Sich kein X für ein U vormachen lassen

Die Schule versteht was vom Factchecking. Gedanken dazu im aktuellen Wochenbrief.

Satellitenbild der NASA. Wikipedia: Golf von Mexiko.

Wie soll man sich da vor junge Menschen hinstellen? Das fragte mich neulich eine Lehrerin, die an einer anderen Mittelschule Geografie unterrichtet. Grad eben hatte Trump den Golf von Mexiko umbenannt, und Journalist:innen, die die semantische Piraterie nicht mitmachten, wurden ausgeschlossen. Wenig später wird der Geschichtsverlauf umgelogen: Der Aggressor wird zum Opfer gemacht. Raum und Zeit werden systematisch kolonialisiert. Wie soll man sich da vor junge Menschen hinstellen?

Im Gespräch mit der Geografin wurde dann schnell deutlich: Es geht nicht um die Frage, ob man sich als Lehrperson zu Dingen der Politik äussern darf. Auch nicht um die Frage, welche Stellung die Politische Bildung haben soll. Die zweite Frage wird im Rahmen der Neuausrichtung der Maturität gerade intensiv diskutiert. Die erste Frage führt bisweilen auf eine Gratwanderung, es gibt aber eingespielte Haltungen mit einer langen Tradition. Lehrpersonen können das. Davon war auch immer wieder mal die Rede in früheren Wochenbriefen, zum Beispiel im letzten Herbst.

Nein, es geht um viel elementarere Fragen. Zum Bespiel um die Frage, welchen Stellenwert die Orientierung an «Fakten» hat. Welche Rolle die Orientierung an der  «Wahrheit» spielen soll. Was die Verpflichtung auf «Anstand», was das «Ernstnehmen des Anderen» bedeutet. Welcher Respekt Institutionen wie Parlamenten, Gerichten, Universitäten gebührt. Sicher, das sind alles grosse und schwierige Frage, deshalb die Anführungszeichen. Aber manchmal ist ihre Beantwortung auch kinderleicht – zum Beispiel, wenn einem ein X für ein U vorgemacht werden soll.
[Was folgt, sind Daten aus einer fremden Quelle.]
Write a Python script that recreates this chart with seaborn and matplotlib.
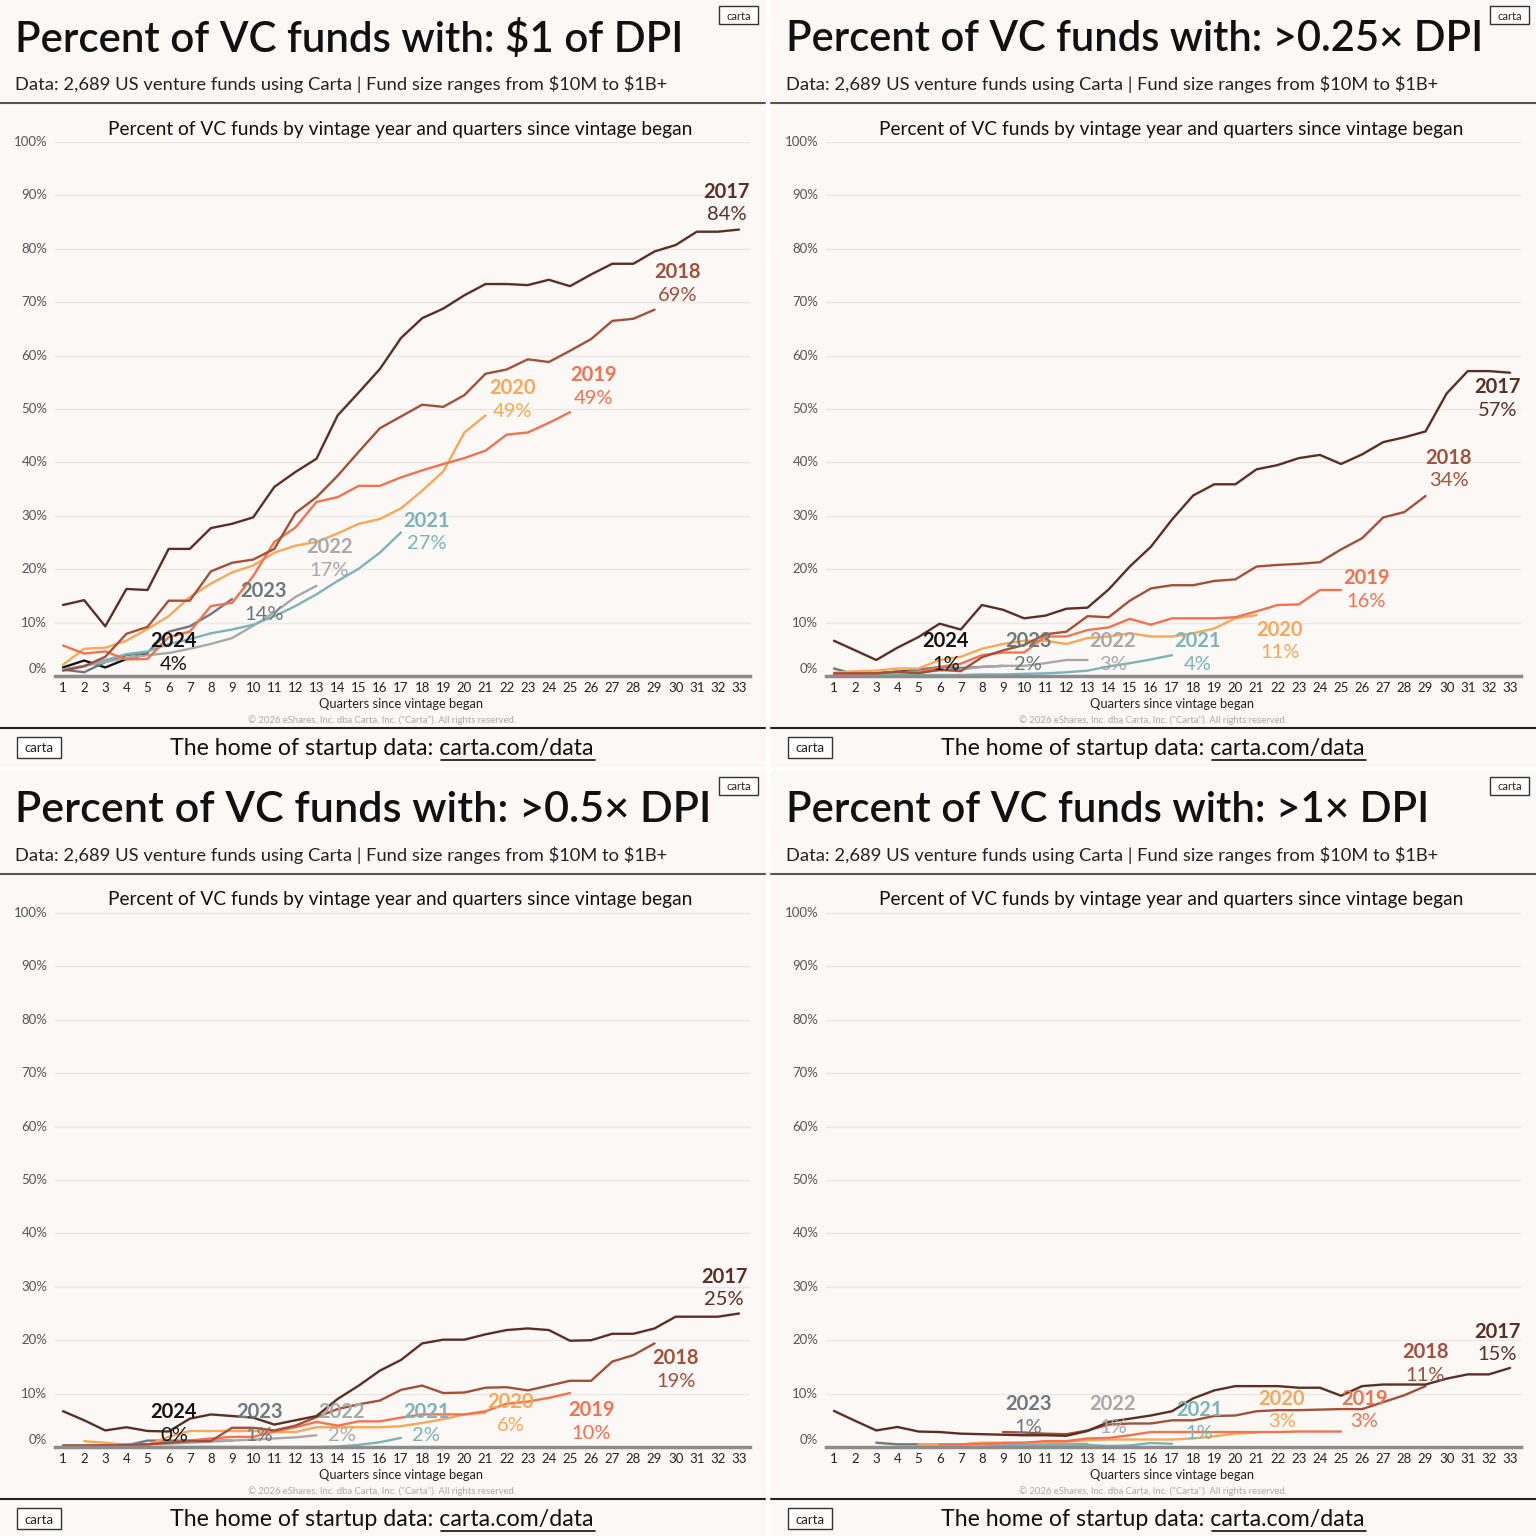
import numpy as np
import pandas as pd
import matplotlib
matplotlib.use('Agg')
import matplotlib.pyplot as plt
import matplotlib.transforms as mtransforms
from matplotlib.patches import Rectangle
from matplotlib.lines import Line2D
import seaborn as sns

nan = np.nan

# Data ------------------------------------------------------------------------

vintages = ['2017', '2018', '2019', '2020', '2021', '2022', '2023', '2024']
quarters = list(range(1, 34))

# Panel 1: $1 of DPI
p1_2017 = [13.3, 14.2, 9.3, 16.3, 16.1, 23.8, 23.8, 27.7, 28.5, 29.7, 35.4, 38.2, 40.7, 48.8, 53.1, 57.5,
           63.3, 67.0, 68.8, 71.3, 73.4, 73.4, 73.2, 74.2, 73.0, 75.2, 77.2, 77.2, 79.5, 80.7, 83.2, 83.2, 83.6]
p1_2018 = [1.0, 1.8, 3.6, 7.9, 9.2, 14.1, 14.1, 19.6, 21.2, 21.8, 23.8, 30.5, 33.5, 37.5, 42.0, 46.4,
           48.6, 50.8, 50.4, 52.6, 56.6, 57.4, 59.3, 58.8, 60.9, 63.1, 66.5, 66.9, 68.6]
p1_2019 = [5.7, 4.2, 4.6, 3.1, 3.2, 7.3, 8.3, 13.1, 13.7, 18.7, 25.1, 27.8, 32.6, 33.5, 35.6, 35.6,
           37.2, 38.5, 39.7, 40.8, 42.2, 45.2, 45.6, 47.4, 49.4]
p1_2020 = [2.1, 5.1, 5.3, 6.6, 8.8, 11.2, 14.8, 17.3, 19.4, 20.7, 23.1, 24.4, 25.1, 26.7, 28.5, 29.4,
           31.4, 34.7, 38.3, 45.6, 48.8]
p1_2021 = [1.2, 1.9, 3.0, 4.1, 4.6, 6.0, 6.9, 8.0, 8.7, 9.6, 11.2, 13.1, 15.3, 17.8, 20.1, 23.1, 26.9]
p1_2022 = [1.2, 1.9, 2.6, 3.4, 3.9, 4.3, 5.1, 6.0, 7.1, 9.4, 11.9, 14.8, 16.9]
p1_2023 = [1.2, 0.7, 2.6, 3.9, 4.4, 8.3, 9.3, 11.6, 14.4]
p1_2024 = [1.6, 2.9, 1.6, 3.2, 4.1]

# Panel 2: >0.25x DPI
p2_2017 = [6.6, 4.8, 3.0, 5.3, 7.3, 9.8, 8.7, 13.3, 12.4, 10.8, 11.3, 12.6, 12.8, 16.2, 20.5, 24.2,
           29.3, 33.8, 35.9, 35.9, 38.7, 39.5, 40.8, 41.4, 39.7, 41.5, 43.8, 44.7, 45.8, 52.9, 57.1, 57.1, 56.8]
p2_2018 = [0.5, 0.5, 0.5, 0.8, 0.5, 1.2, 0.9, 3.5, 4.8, 5.8, 7.8, 8.3, 11.2, 11.0, 14.1, 16.4,
           17.0, 17.0, 17.8, 18.1, 20.5, 20.8, 21.0, 21.3, 23.7, 25.8, 29.7, 30.7, 33.7]
p2_2019 = [0.3, 0.3, 0.5, 0.8, 0.7, 1.7, 2.3, 3.9, 4.4, 4.4, 7.4, 7.4, 8.6, 9.1, 10.7, 9.6,
           10.8, 10.8, 10.8, 11.0, 12.1, 13.3, 13.4, 16.1, 16.1]
p2_2020 = [0.6, 0.9, 1.0, 1.4, 1.4, 3.0, 3.6, 5.1, 6.0, 6.6, 6.6, 6.0, 7.1, 7.4, 8.0, 7.4,
           7.4, 8.0, 8.9, 10.8, 11.4]
p2_2021 = [0.1, 0.1, 0.1, 0.2, 0.2, 0.2, 0.2, 0.3, 0.3, 0.4, 0.5, 0.7, 1.0, 1.8, 2.4, 3.1, 3.9]
p2_2022 = [0.3, 0.4, 0.5, 0.6, 0.8, 1.0, 1.2, 1.7, 1.9, 1.9, 2.4, 3.0, 3.0]
p2_2023 = [1.4, 0.3, 0.3, 0.5, 1.2, 1.7, 1.5, 1.7, 1.9]
p2_2024 = [0.3, 0.4, 0.5, 0.8, 1.1]

# Panel 3: >0.5x DPI
p3_2017 = [6.7, 5.0, 3.1, 3.7, 3.0, 2.9, 5.3, 6.1, 5.8, 5.5, 4.2, 5.0, 5.8, 9.0, 11.5, 14.3,
           16.3, 19.4, 20.1, 20.1, 21.1, 21.9, 22.2, 21.9, 19.9, 20.0, 21.2, 21.2, 22.2, 24.4, 24.4, 24.4, 25.0]
p3_2018 = [0.3, 0.3, 0.3, 0.4, 0.5, 0.8, 1.1, 1.1, 3.6, 3.6, 3.1, 4.0, 5.6, 7.1, 8.0, 8.7,
           10.7, 11.5, 10.1, 10.2, 11.1, 11.2, 10.6, 11.5, 12.4, 12.4, 16.0, 17.2, 19.4]
p3_2019 = [0.2, 0.2, 0.3, 0.4, 0.5, 0.8, 1.2, 1.6, 1.9, 1.9, 2.9, 3.7, 4.7, 4.0, 4.8, 4.8,
           5.5, 6.1, 6.1, 6.1, 6.7, 8.1, 8.5, 9.2, 10.1]
p3_2020 = [nan, 1.1, 0.8, 0.4, 0.4, 1.9, 3.0, 3.0, 3.0, 3.0, 2.8, 2.8, 3.7, 3.7, 3.7, 3.7,
           3.9, 4.5, 5.2, 6.1, 6.4]
p3_2021 = [0.0, 0.0, 0.0, 0.0, 0.0, 0.0, 0.0, 0.0, 0.0, 0.0, 0.0, 0.0, 0.0, 0.1, 0.4, 0.9, 1.7]
p3_2022 = [0.0, 0.0, 0.3, 0.4, 0.5, 0.6, 0.8, 1.0, 1.2, 1.4, 1.6, 1.8, 2.2]
p3_2023 = [0.0, 0.0, 0.4, 0.3, 1.2, 1.2, 1.2, 1.2, 1.2]
p3_2024 = [0.0, 0.0, 0.0, 0.0, 0.2]

# Panel 4: >1x DPI
p4_2017 = [6.75, 4.9, 3.1, 3.75, 2.9, 2.8, 2.5, 2.4, 2.3, 2.2, 2.2, 2.1, 3.0, 4.7, 5.3, 5.9,
           6.7, 9.1, 10.6, 11.4, 11.4, 11.4, 11.1, 11.1, 9.6, 11.4, 11.7, 11.7, 11.7, 12.8, 13.6, 13.6, 14.8]
p4_2018 = [nan, nan, nan, nan, nan, nan, nan, nan, 2.8, 2.7, 2.5, 2.4, 3.1, 4.2, 4.4, 4.4,
           5.0, 5.0, 5.8, 5.9, 6.7, 6.9, 6.9, 7.0, 7.1, 7.1, 8.4, 9.7, 11.4]
p4_2019 = [nan, nan, nan, nan, nan, 0.5, 0.5, 0.6, 0.75, 0.8, 1.1, 1.1, 1.6, 1.7, 2.2, 2.8,
           2.8, 2.8, 2.8, 2.8, 2.8, 2.8, 2.9, 2.9, 2.9]
p4_2020 = [nan, nan, nan, nan, 0.5, 0.5, 0.5, 0.8, 0.8, 0.8, 0.9, 1.0, 1.25, 1.4, 1.4, 1.4,
           1.4, 1.6, 2.0, 2.5, 2.7]
p4_2021 = [nan, nan, nan, nan, 0.1, 0.1, 0.1, 0.1, 0.2, 0.3, 0.4, 0.4, 0.4, 0.2, 0.3, 0.75, 0.6]
p4_2022 = [nan, nan, nan, nan, nan, nan, nan, nan, 0.4, 0.5, 0.5, 0.6, 0.6]
p4_2023 = [nan, nan, 0.8, 0.5, 0.5, 0.5, 0.5, 0.6, 0.7]
p4_2024 = [nan, nan, nan, nan, nan]

panel_series = [
    [p1_2017, p1_2018, p1_2019, p1_2020, p1_2021, p1_2022, p1_2023, p1_2024],
    [p2_2017, p2_2018, p2_2019, p2_2020, p2_2021, p2_2022, p2_2023, p2_2024],
    [p3_2017, p3_2018, p3_2019, p3_2020, p3_2021, p3_2022, p3_2023, p3_2024],
    [p4_2017, p4_2018, p4_2019, p4_2020, p4_2021, p4_2022, p4_2023, p4_2024],
]

panel_titles = ['Percent of VC funds with: \\$1 of DPI',
                'Percent of VC funds with: >0.25\u00d7 DPI',
                'Percent of VC funds with: >0.5\u00d7 DPI',
                'Percent of VC funds with: >1\u00d7 DPI']
subtitle = 'Data: 2,689 US venture funds using Carta | Fund size ranges from \\$10M to \\$1B+'

# Layout / style ----------------------------------------------------------------

palette = {'2017': '#5C2F23', '2018': '#A2503A', '2019': '#F2734F', '2020': '#F8A858',
           '2021': '#7DB3B6', '2022': '#A8A8A8', '2023': '#6E797C', '2024': '#141414'}

# year-label centre (quarter, percent) for each panel
label_pos = [
    {'2017': (32.4, 90.7), '2018': (30.1, 75.6), '2019': (26.1, 56.3), '2020': (22.3, 53.9),
     '2021': (18.2, 29.1), '2022': (13.6, 24.1), '2023': (10.5, 15.9), '2024': (6.25, 6.5)},
    {'2017': (32.4, 54.1), '2018': (30.1, 40.9), '2019': (26.2, 18.3), '2020': (22.1, 8.6),
     '2021': (18.2, 6.5), '2022': (14.2, 6.5), '2023': (10.2, 6.5), '2024': (6.3, 6.5)},
    {'2017': (32.3, 31.9), '2018': (30.0, 16.6), '2019': (26.0, 6.9), '2020': (22.2, 8.4),
     '2021': (18.2, 6.5), '2022': (14.2, 6.5), '2023': (10.3, 6.5), '2024': (6.25, 6.5)},
    {'2017': (32.4, 21.6), '2018': (29.0, 17.7), '2019': (26.1, 9.0), '2020': (22.2, 9.0),
     '2021': (18.3, 6.9), '2022': (14.2, 8.0), '2023': (10.2, 8.0)},
]

title_widths = [668, 698, 696, 643]
origins = [(0, 0), (771, 0), (0, 771), (771, 771)]

sns.set_style('white')
plt.rcParams['font.family'] = ['Lato', 'DejaVu Sans']

W, H = 1536, 1536
BG = '#FBF8F6'
fig = plt.figure(figsize=(W / 100, H / 100), dpi=100, facecolor='white')
renderer = fig.canvas.get_renderer()


def fx(x):
    return x / W


def fy(y):
    return 1 - y / H


def put(x, y, s, size, width=None, **kw):
    t = fig.text(fx(x), fy(y), s, fontsize=size, **kw)
    if width:
        w = t.get_window_extent(renderer).width
        t.set_fontsize(size * width / w)
    return t


def hline(x0, x1, y, color, lw):
    fig.add_artist(Line2D([fx(x0), fx(x1)], [fy(y), fy(y)], transform=fig.transFigure,
                          color=color, lw=lw))


def box(x0, y0, x1, y1, size):
    fig.add_artist(Rectangle((fx(x0), fy(y1)), (x1 - x0) / W, (y1 - y0) / H,
                             transform=fig.transFigure, facecolor='white',
                             edgecolor='#333333', lw=1))
    fig.text(fx((x0 + x1) / 2), fy((y0 + y1) / 2 + 1), 'carta', fontsize=size,
             ha='center', va='center', color='#222222')


for i, (ox, oy) in enumerate(origins):
    fig.add_artist(Rectangle((fx(ox), fy(oy + 766)), 765 / W, 766 / H,
                             transform=fig.transFigure, color=BG, zorder=0))

    put(ox + 15, oy + 39, panel_titles[i], 32, width=title_widths[i],
        ha='left', va='center', color='#111111', fontweight='semibold')
    put(ox + 15, oy + 84, subtitle, 13, width=648, ha='left', va='center', color='#222222')
    hline(ox, ox + 765, oy + 103, '#555555', 1.5)
    put(ox + 400, oy + 129, 'Percent of VC funds by vintage year and quarters since vintage began',
        13, width=583, ha='center', va='center', color='#111111')

    # chart
    ax = fig.add_axes([fx(ox + 55), fy(oy + 676), 695 / W, 534 / H])
    ax.set_facecolor('none')

    rows = []
    for vintage, values in zip(vintages, panel_series[i]):
        for q, v in zip(quarters, values):
            rows.append((vintage, q, v))
    df = pd.DataFrame(rows, columns=['vintage', 'quarter', 'pct']).dropna()

    sns.lineplot(data=df, x='quarter', y='pct', hue='vintage', hue_order=vintages[::-1],
                 palette=palette, estimator=None, linewidth=1.7, legend=False, ax=ax)

    ax.set_xlim(0.62, 33.52)
    ax.set_ylim(0, 100)
    ax.set_xlabel('')
    ax.set_ylabel('')
    ax.set_xticks(quarters)
    ax.set_xticklabels([str(q) for q in quarters], fontsize=9.5, color='#222222')
    ax.set_yticks(range(0, 101, 10))
    ax.set_yticklabels([])
    ax.tick_params(length=0, pad=4)
    ax.yaxis.grid(True, color='#ECE7E4', lw=1)
    ax.set_axisbelow(True)
    for side in ['top', 'left', 'right']:
        ax.spines[side].set_visible(False)
    ax.spines['bottom'].set_color('#8C8C8C')
    ax.spines['bottom'].set_linewidth(2.5)

    ytrans = ax.get_yaxis_transform()
    for v in range(0, 101, 10):
        ax.text(-0.011, v if v else 1.3, f'{v}%', transform=ytrans, ha='right', va='center',
                fontsize=9.5, color='#555555')

    below = mtransforms.offset_copy(ax.transData, fig=fig, y=-16.5, units='points')
    for vintage, values in zip(vintages, panel_series[i]):
        if vintage not in label_pos[i]:
            continue
        q, v = label_pos[i][vintage]
        last = [x for x in values if not np.isnan(x)][-1]
        ax.text(q, v, vintage, ha='center', va='center', fontsize=14.5, fontweight='bold',
                color=palette[vintage], zorder=5)
        ax.text(q, v, f'{round(last):.0f}%', transform=below, ha='center', va='center',
                fontsize=14.5, color=palette[vintage], zorder=5)

    put(ox + 401, oy + 704, 'Quarters since vintage began', 9, width=166,
        ha='center', va='center', color='#222222')
    put(ox + 382, oy + 720, '\u00a9 2026 eShares, Inc. dba Carta, Inc. ("Carta"). All rights reserved.',
        5.5, width=268, ha='center', va='center', color='#AAAAAA')
    hline(ox, ox + 765, oy + 728, '#222222', 1.5)

    # footer
    foot = put(ox + 170, oy + 748, 'The home of startup data: carta.com/data', 16, width=425,
               ha='left', va='center', color='#111111')
    probe = fig.text(0, 0, 'carta.com/data', fontsize=foot.get_fontsize())
    wlink = probe.get_window_extent(renderer).width
    probe.remove()
    hline(ox + 595 - wlink, ox + 595, oy + 760, '#111111', 1.2)

    box(ox + 17, oy + 737, ox + 61, oy + 758, 9.5)
    box(ox + 719, oy + 6, ox + 758, oy + 24, 8)

fig.savefig('out.png', dpi=100, facecolor='white')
Neulich hatte ich einen längeren Austausch mit einer KI (ChatGPT 4.0). Wir chatteten über den Zustand der Welt und wo sie die Gefahren sehe. Und waren uns erstaunlich einig – wenn eine solche Formulierung im Zusammenhang mit einer KI überhaupt Sinn macht. Auf meine Frage, was zu tun sei, kam eine ganze Liste von Vorschlägen. Hier nur ein paar, die im Zusammenhang mit der Schule wichtig sind: Medienkompetenz müsse an Schulen noch viel stärker ins Zentrum gerückt werden; die Schüler:innen müssten lernen, Fake News zu durchschauen und Fakten von Meinung zu unterscheiden. – Es brauche eine Reform des Nachrichtensystems: Die Algorithmen in den Sozialen Medien müssten so angepasst werden, dass Nutzer:innen auch konträre Meinungen zu sehen bekämen. Öffentliche Sender müssten gestärkt, Qualitätsjournalismus zugänglicher gemacht werden. – Unabhängige Faktenchecks müssten besser finanziert und öffentlich gefördert werden, und jede Plattform sollte eine sichtbare «Faktenckeck»-Funktion haben.

Die Schule ist gut darin, Faktenchecker:innen auszubilden, die sich nicht so schnell was vormachen lassen. Die Schule ist auch gut darin, den Umgang mit den oben erwähnten grundsätzlichen Fragen einzuüben. Unsere Aufgabe ist es, den Schüler:innen die Welt, wie sie ist, näherzubringen. Gleichzeitig lernen wir mit ihnen, über die jetzige Welt hinauszudenken und die wesentlichen Fragen zu stellen, um zusammen einen Beitrag zur Lösung ihrer Probleme leisten zu können. Der Vertrauensverlust in Institutionen, Wissenschaft und Medien ist eine fundamentale Gefahr. Er zerstört die Grundlage, auf der wir kollektive Probleme erkennen und lösen können. Wenn die gemeinsame Realität erodiert, wird es fast unmöglich, auf Krisen effektiv zu reagieren – egal, ob es um Klimawandel, Pandemien, geopolitische Konflikte oder KI geht.